Each plugin is typically responsible for generating a job-level summmary for a PCP metric or group of PCP metrics. Each module defines:
- an identifier for the output data;
- a list of PCP metrics;
- a mode of operation (either only process the first and last datapoints or process all data);
- an implementation of a processing function that will be called by the framework with the requested datapoints;
- an implementation of a function that will be called at the end to return the results of the analyis.
An example of a plugin is one that records the mean and maximum memory usage for the job. Another example is a plugin that checks the temporal variance of the L1D cache load rate to determine if the job failed prematurely.
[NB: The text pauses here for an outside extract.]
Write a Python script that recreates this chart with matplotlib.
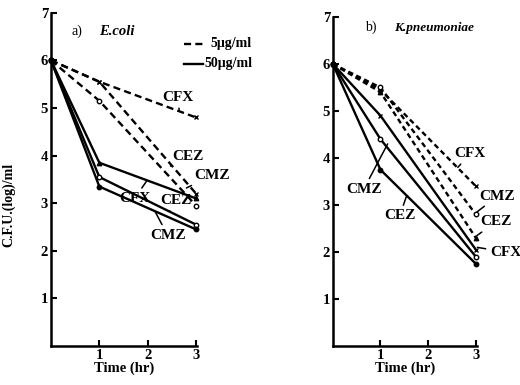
import matplotlib
matplotlib.use("Agg")
import matplotlib.pyplot as plt

plt.rcParams['font.family'] = ['Liberation Serif', 'DejaVu Serif']

# ---------------- data ----------------
time = [0, 1, 3]

# panel a: E.coli
a_cfx_5 = [6.0, 5.55, 4.8]
a_cez_5 = [6.0, 5.15, 2.95]
a_cmz_5 = [6.0, 5.55, 3.2]
a_cfx_50 = [6.0, 3.85, 3.1]
a_cez_50 = [6.0, 3.55, 2.55]
a_cmz_50 = [6.0, 3.35, 2.45]

# panel b: K.pneumoniae
b_cfx_5 = [6.0, 5.45, 3.4]
b_cmz_5 = [6.0, 5.5, 2.8]
b_cez_5 = [6.0, 5.4, 2.3]
b_cfx_50 = [6.0, 4.9, 2.05]
b_cmz_50 = [6.0, 4.4, 1.9]
b_cez_50 = [6.0, 3.75, 1.75]

x_ticks = [1, 2, 3]
y_ticks = [1, 2, 3, 4, 5, 6, 7]

# annotation labels: (text, target xy, text xy)
a_labels = [
    ("CFX", (2.65, 4.95), (2.62, 5.22)),
    ("CEZ", (2.47, 3.78), (2.84, 3.98)),
    ("CMZ", (2.80, 3.32), (3.32, 3.58)),
    ("CFX", (1.98, 3.47), (1.73, 3.10)),
    ("CEZ", (2.45, 2.83), (2.58, 3.06)),
    ("CMZ", (2.15, 2.83), (2.41, 2.33)),
]
b_labels = [
    ("CFX", (2.62, 3.80), (2.88, 4.09)),
    ("CMZ", (3.02, 2.85), (3.45, 3.19)),
    ("CEZ", (3.02, 2.35), (3.42, 2.64)),
    ("CFX", (3.03, 2.10), (3.62, 2.00)),
    ("CMZ", (1.15, 4.30), (0.65, 3.34)),
    ("CEZ", (1.55, 3.20), (1.40, 2.77)),
]

fig = plt.figure(figsize=(5.2, 3.85), dpi=100)
axA = fig.add_axes([0.098, 0.101, 0.281, 0.866])
axB = fig.add_axes([0.640, 0.101, 0.277, 0.855])

dash = (0, (3.0, 1.8))
dashB = (0, (2.2, 1.5))
lw = 1.7
ms = 3.2

def style(ax):
    ax.set_xlim(0, 3.02)
    ax.set_ylim(0, 7)
    for s in ("top", "right"):
        ax.spines[s].set_visible(False)
    for s in ("left", "bottom"):
        ax.spines[s].set_linewidth(1.8)
    ax.set_xticks(x_ticks)
    ax.set_yticks(y_ticks)
    ax.tick_params(direction="in", length=4, width=1.5, labelsize=10.5, pad=2)
    for t in ax.get_xticklabels() + ax.get_yticklabels():
        t.set_fontweight("bold")
    ax.set_xlabel("Time (hr)", fontsize=10.5, fontweight="bold", labelpad=0)

def series(ax, y, ls, marker, fill):
    ax.plot(time, y, color="black", linestyle=ls, linewidth=lw, marker=marker,
            markersize=ms, markerfacecolor=("black" if fill else "white"),
            markeredgecolor="black", markeredgewidth=1.0, clip_on=False)

def labels(ax, items):
    for txt, xy, xyt in items:
        ax.annotate(txt, xy=xy, xytext=xyt, ha="center", va="center",
                    fontsize=11, fontweight="bold", annotation_clip=False,
                    arrowprops=dict(arrowstyle="-", color="black", lw=1.1,
                                    shrinkA=1, shrinkB=0))

# panel a
series(axA, a_cfx_5, dash, "x", True)
series(axA, a_cez_5, dash, "o", False)
series(axA, a_cmz_5, dash, "x", True)
series(axA, a_cfx_50, "-", "^", True)
series(axA, a_cez_50, "-", "o", False)
series(axA, a_cmz_50, "-", "o", True)
style(axA)
labels(axA, a_labels)
axA.text(0.42, 6.6, "a)", fontsize=10, ha="left", va="center")
axA.text(1.0, 6.6, "E.coli", fontsize=10.5, fontweight="bold", style="italic",
         ha="left", va="center")
# legend
axA.plot([2.75, 3.18], [6.35, 6.35], color="black", linestyle=dash, lw=lw, clip_on=False)
axA.text(3.3, 6.35, "5μg/ml", fontsize=10, fontweight="bold", va="center",
         ha="left", clip_on=False, family=["Liberation Serif", "DejaVu Serif"])
axA.plot([2.75, 3.15], [5.93, 5.93], color="black", linestyle="-", lw=lw, clip_on=False)
axA.text(3.17, 5.93, "50μg/ml", fontsize=10, fontweight="bold", va="center",
         ha="left", clip_on=False, family=["Liberation Serif", "DejaVu Serif"])

# panel b
series(axB, b_cfx_5, dashB, "x", True)
series(axB, b_cmz_5, dashB, "o", False)
series(axB, b_cez_5, dashB, "^", True)
series(axB, b_cfx_50, "-", "x", True)
series(axB, b_cmz_50, "-", "o", False)
series(axB, b_cez_50, "-", "o", True)
style(axB)
labels(axB, b_labels)
axB.text(0.68, 6.77, "b)", fontsize=10, ha="left", va="center")
axB.text(1.28, 6.77, "K.pneumoniae", fontsize=9.5, fontweight="bold",
         style="italic", ha="left", va="center")

fig.text(9 / 520, 1 - 205 / 385, "C.F.U.(log)/ml", rotation=90, fontsize=10,
         fontweight="bold", ha="center", va="center")

fig.savefig("out.png", dpi=100, facecolor="white")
The software that retrieves the job information from the accounting database and writes to the output database is configurable. So, for example, you can setup the software to write the job summary records to stdout for testing purposes. The accounting database interface supports multiple accounting databases (Open XDMoD being the main one).
If you are interested in doing plugin development, then a suggested starting
point is to look at some of the existing plugins. The simplest plugins, such as
the block device plugin (supremm/plugins/Block.py
) use the framework-provided
implementation. A more complex example is the Slurm cgroup memory processor
(supremm/plugins/SlurmCgroupMemory.py
) that contains logic to selectively
ignore certain datapoints and to do some non-trivial statistics on the data.
If you are interested in understanding the full processing workflow, then the
starting point is the main() function in the summarize_jobs.py
script.
The SUPReMM processing tools package is an open source project released under the GNU Lesser General Public License ("LGPL") Version 3.0.